The Mirror That Started as a Cheat Code: How One Driver's Solo Racing Gamble Created America's Most Important Safety Feature
The Day Driving Backwards Became Forward Thinking
Picture this: you're barreling down a racetrack at 75 miles per hour in 1911, and the only way to know what's behind you is to crane your neck around or rely on a passenger shouting warnings over the roar of the engine. That was reality for early race car drivers, who considered looking backward a luxury they couldn't afford — until one stubborn racer changed everything with what his competitors called an unfair advantage.
Ray Harroun wasn't trying to revolutionize automotive safety when he bolted a small rectangular mirror to his bright yellow Marmon Wasp. He was just trying to win the first-ever Indianapolis 500 without getting himself killed in the process.

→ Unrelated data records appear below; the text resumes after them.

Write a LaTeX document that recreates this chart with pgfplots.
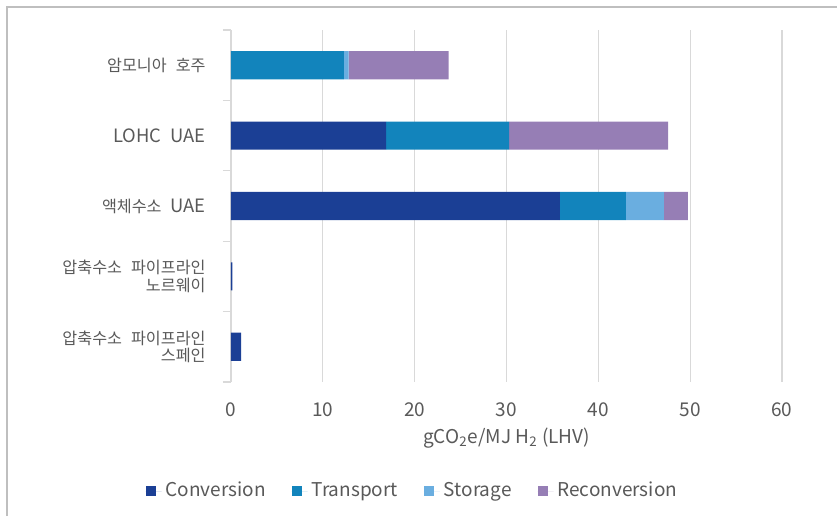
\documentclass[border=0pt]{standalone}
\usepackage{fontspec}
\setmainfont{Noto Sans CJK KR}
\usepackage{pgfplots}
\pgfplotsset{compat=1.18}
\definecolor{cConv}{HTML}{1B3F95}
\definecolor{cTrans}{HTML}{1284BC}
\definecolor{cStor}{HTML}{6AAEE0}
\definecolor{cRecon}{HTML}{967EB5}
\definecolor{gridgray}{HTML}{D9D9D9}
\definecolor{txtgray}{HTML}{595959}
\definecolor{bordergray}{HTML}{BFBFBF}
\newcommand\K[1]{{\fontsize{8.1}{8.8}\selectfont #1}}
\newcommand\wsp{\hspace{4.5pt}}
\begin{document}
\begin{tikzpicture}
\path[use as bounding box] (-115.5pt,-67pt) rectangle (303pt,191pt);
\draw[bordergray, line width=0.6pt] (-112pt,-67pt) -- (-112pt,187.5pt) -- (303pt,187.5pt);
\begin{axis}[
  scale only axis,
  width=275.5pt, height=176pt,
  at={(0pt,0pt)}, anchor=south west,
  xbar stacked,
  bar width=0.4,
  xmin=0, xmax=60,
  ymin=-0.5, ymax=4.5,
  y dir=reverse,
  xtick={0,10,...,60},
  ytick={0,1,2,3,4},
  yticklabels={\K{암모니아}\wsp\K{호주}, LOHC\wsp UAE, \K{액체수소}\wsp UAE, {\K{압축수소}\wsp\K{파이프라인}\\\K{노르웨이}}, {\K{압축수소}\wsp\K{파이프라인}\\\K{스페인}}},
  minor ytick={-0.5,0.5,...,4.5},
  major tick length=0pt,
  minor tick length=4pt,
  tick align=outside,
  tick style={color=gridgray, line width=0.6pt},
  xmajorgrids,
  grid style={color=gridgray, line width=0.6pt},
  axis x line*=bottom,
  axis y line*=left,
  x axis line style={draw=none},
  y axis line style={color=gridgray, line width=0.6pt},
  /pgf/number format/assume math mode=true,
  tick label style={font=\fontsize{9.5}{9}\selectfont, text=txtgray},
  xticklabel style={anchor=center, yshift=-14pt},
  yticklabel style={anchor=east, align=right, inner sep=0pt, xshift=-12.5pt, font=\fontsize{9.2}{8.6}\selectfont},
  xlabel={gCO\textsubscript{2}e/MJ H\textsubscript{2} (LHV)},
  x label style={at={(axis description cs:0.5,0)}, anchor=center, yshift=-28pt, font=\fontsize{9.5}{11}\selectfont, text=txtgray},
  legend columns=4,
  legend style={draw=none, at={(axis description cs:0.331,-0.31)}, anchor=center,
    font=\fontsize{9.5}{11}\selectfont, text=txtgray,
    /tikz/every even column/.append style={column sep=11pt}},
  legend image code/.code={\fill[#1] (0pt,-2.5pt) rectangle (5pt,2.5pt); \path (0pt,0pt) -- (8pt,0pt);},
]
\addplot[fill=cConv, draw=none] coordinates {(0,0) (16.9,1) (35.8,2) (0.15,3) (1.1,4)};
\addplot[fill=cTrans, draw=none] coordinates {(12.3,0) (13.4,1) (7.2,2) (0,3) (0,4)};
\addplot[fill=cStor, draw=none] coordinates {(0.5,0) (0,1) (4.15,2) (0,3) (0,4)};
\addplot[fill=cRecon, draw=none] coordinates {(10.9,0) (17.3,1) (2.6,2) (0,3) (0,4)};
\legend{Conversion, Transport, Storage, Reconversion}
\end{axis}
\end{tikzpicture}
\end{document}
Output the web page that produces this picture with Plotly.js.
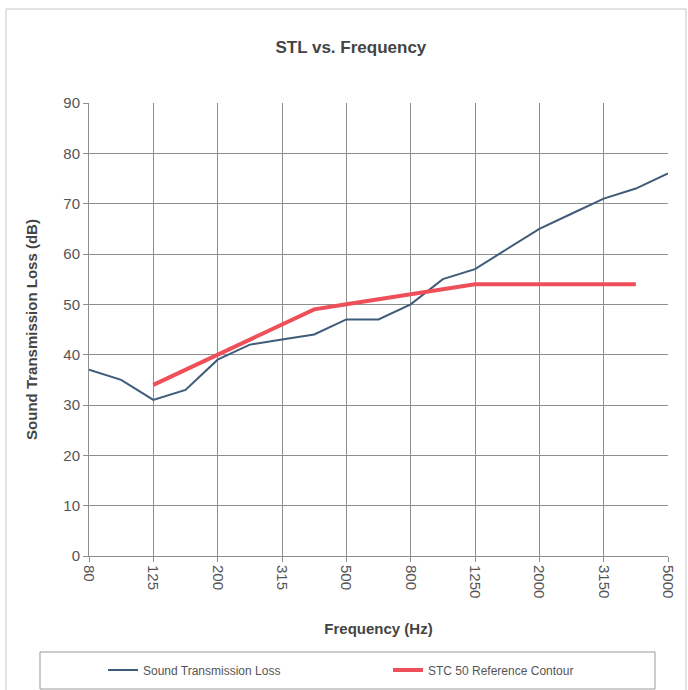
<!DOCTYPE html>
<html>
<head>
<meta charset="utf-8">
<script src="https://cdn.plot.ly/plotly-3.0.1.min.js"></script>
<style>html,body{margin:0;padding:0;background:#fff;}#chart{width:688px;height:690px;}</style>
</head>
<body>
<div id="chart"></div>
<script>
// One-third octave band centre frequencies (Hz)
const freqs = ["80","100","125","160","200","250","315","400","500","630","800","1000","1250","1600","2000","2500","3150","4000","5000"];
// Measured sound transmission loss (dB)
const stl = [37,35,31,33,39,42,43,44,47,47,50,55,57,61,65,68,71,73,76];
// STC 50 reference contour bands and values (dB)
const stcFreqs = ["125","160","200","250","315","400","500","630","800","1000","1250","1600","2000","2500","3150","4000"];
const stc = [34,37,40,43,46,49,50,51,52,53,54,54,54,54,54,54];
// Labelled ticks
const tickLabels = ["80","125","200","315","500","800","1250","2000","3150","5000"];
const yTicks = [0,10,20,30,40,50,60,70,80,90];

const font = "Liberation Sans, Arial, sans-serif";
const traces = [
  {x: freqs, y: stl, type: "scatter", mode: "lines", name: "Sound Transmission Loss",
   line: {color: "#3e5b7a", width: 2}},
  {x: stcFreqs, y: stc, type: "scatter", mode: "lines", name: "STC 50 Reference Contour",
   line: {color: "#ee4f59", width: 4}}
];
const layout = {
  width: 688, height: 690,
  margin: {l: 89, r: 20, t: 103, b: 134},
  paper_bgcolor: "#ffffff", plot_bgcolor: "#ffffff",
  font: {family: font, color: "#555", size: 14},
  title: {text: "<b>STL vs. Frequency</b>", font: {family: font, size: 17, color: "#444"},
          x: 0.51, xanchor: "center", yref: "container", y: 0.932, yanchor: "middle"},
  xaxis: {type: "category", categoryarray: freqs, range: [0, 18], automargin: false,
          tickmode: "array", tickvals: tickLabels, ticktext: tickLabels, tickangle: 90,
          showgrid: true, gridcolor: "#8d918d", gridwidth: 1,
          showline: true, linecolor: "#8d918d", linewidth: 1,
          ticks: "outside", ticklen: 5, tickcolor: "#8d918d",
          tickfont: {family: font, size: 15, color: "#555"},
          zeroline: false,
          title: {text: "<b>Frequency (Hz)</b>", font: {family: font, size: 15, color: "#444"}, standoff: 26}},
  yaxis: {range: [0, 90], tickmode: "array", tickvals: yTicks, automargin: false,
          showgrid: true, gridcolor: "#8d918d", gridwidth: 1,
          showline: true, linecolor: "#8d918d", linewidth: 1,
          ticks: "outside", ticklen: 5, tickcolor: "#8d918d",
          tickfont: {family: font, size: 15, color: "#555"},
          zeroline: false,
          title: {text: "<b>Sound Transmission Loss (dB)</b>", font: {family: font, size: 15, color: "#444"}, standoff: 22}},
  showlegend: true,
  legend: {orientation: "h", xref: "container", x: 103/688, xanchor: "left",
           yref: "container", y: 1 - 670/690, yanchor: "middle",
           bgcolor: "rgba(0,0,0,0)", borderwidth: 0,
           entrywidth: 240, entrywidthmode: "pixels",
           font: {family: font, size: 12, color: "#555"}},
  shapes: [
    {type: "rect", xref: "paper", yref: "paper",
     x0: (40-89)/579, x1: (655-89)/579, y0: (556-652)/453, y1: (556-689)/453,
     line: {color: "#999", width: 1}},
    {type: "rect", xref: "paper", yref: "paper",
     x0: (6-89)/579, x1: (686-89)/579, y0: (556-9)/453, y1: (556-692)/453,
     line: {color: "#c8c8c8", width: 1}}
  ]
};
Plotly.newPlot("chart", traces, layout, {displayModeBar: false, staticPlot: true});
</script>
</body>
</html>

When Two Sets of Eyes Were Better Than One
Before Harroun's mirror moment, racing was a two-person job. Every serious race car carried a driver and a riding mechanic — a brave soul whose job was to monitor the engine, make repairs on the fly, and most importantly, serve as the driver's eyes and ears for everything happening behind them. These mechanics would lean out of their seats, hair whipping in the wind, shouting directions and warnings as cars jockeyed for position.
It wasn't just racing, either. Early automobiles on public roads operated under the same assumption: if you needed to know what was behind you, you turned around and looked. The idea of a fixed mirror seemed not just unnecessary, but almost cowardly — real drivers kept their eyes on the road ahead.
The Lone Wolf's Risky Gambit
Harroun had a different philosophy. The veteran driver believed he could shave precious weight off his car and improve his chances by racing solo. But there was one obvious problem: without a riding mechanic, he'd be driving blind to everything happening behind him on the track.
His solution was elegantly simple and completely unprecedented. Working with the Marmon Motor Car Company, Harroun mounted a small mirror — barely three inches wide — on a bracket attached to his car's dashboard. It gave him a narrow but crucial view of the track behind him, allowing him to race alone while still monitoring the competition.
Other drivers were not impressed. They complained that Harroun's mirror gave him an unfair advantage, essentially providing him with the benefits of a riding mechanic without the weight penalty. Some even argued it was a form of cheating — using a mechanical aid to replace human observation.
Victory Changes Everything
The complaints died down when Harroun crossed the finish line first, winning the inaugural Indianapolis 500 with an average speed of 74.6 miles per hour. His yellow Marmon Wasp had proven that one driver with a mirror could outperform two-person teams, and the racing world took notice.
What happened next was typical of automotive innovation: a practical racing solution slowly migrated to everyday driving. Other racers began experimenting with mirrors, and gradually, the idea spread beyond the track.
From Racetrack to Main Street
The transition wasn't immediate. For years after Harroun's victory, mirrors remained optional accessories that most drivers considered unnecessary for normal road use. Early automotive mirrors were often mounted externally, bolted to fenders or running boards, and many drivers found them more distracting than helpful.
But as traffic increased and roads became more crowded, the practical benefits became impossible to ignore. By the 1920s, mirrors were becoming standard equipment on higher-end vehicles, and by the 1930s, they were common across most car lines.
The Government Steps In
The real turning point came when safety advocates and government regulators recognized what Harroun had stumbled onto: mirrors weren't just convenient, they were essential for safe driving. Starting in the 1960s, states began requiring rearview mirrors on all vehicles, and by 1970, federal regulations made them mandatory equipment.
Today, the average car has not just one mirror, but three — a rearview mirror and two side mirrors — along with increasingly sophisticated camera systems and blind-spot monitoring technology. All of this traces back to that small rectangular piece of glass that Ray Harroun bolted to his race car more than a century ago.
The Accidental Safety Revolution
Harroun died in 1968, long enough to see his racing shortcut become one of the most regulated safety features in automotive history. What started as a competitive edge — a way to race solo without sacrificing awareness — became the foundation for modern vehicle safety standards.
It's a perfect example of how innovation often happens: not through grand design or careful planning, but through someone solving an immediate, practical problem. Harroun wasn't trying to make driving safer for millions of Americans. He was just trying to win a race without getting rear-ended.
The next time you glance in your rearview mirror, remember that you're using technology that other drivers once considered cheating. Sometimes the best innovations are the ones that seem so obvious in hindsight, we can't imagine how we ever lived without them.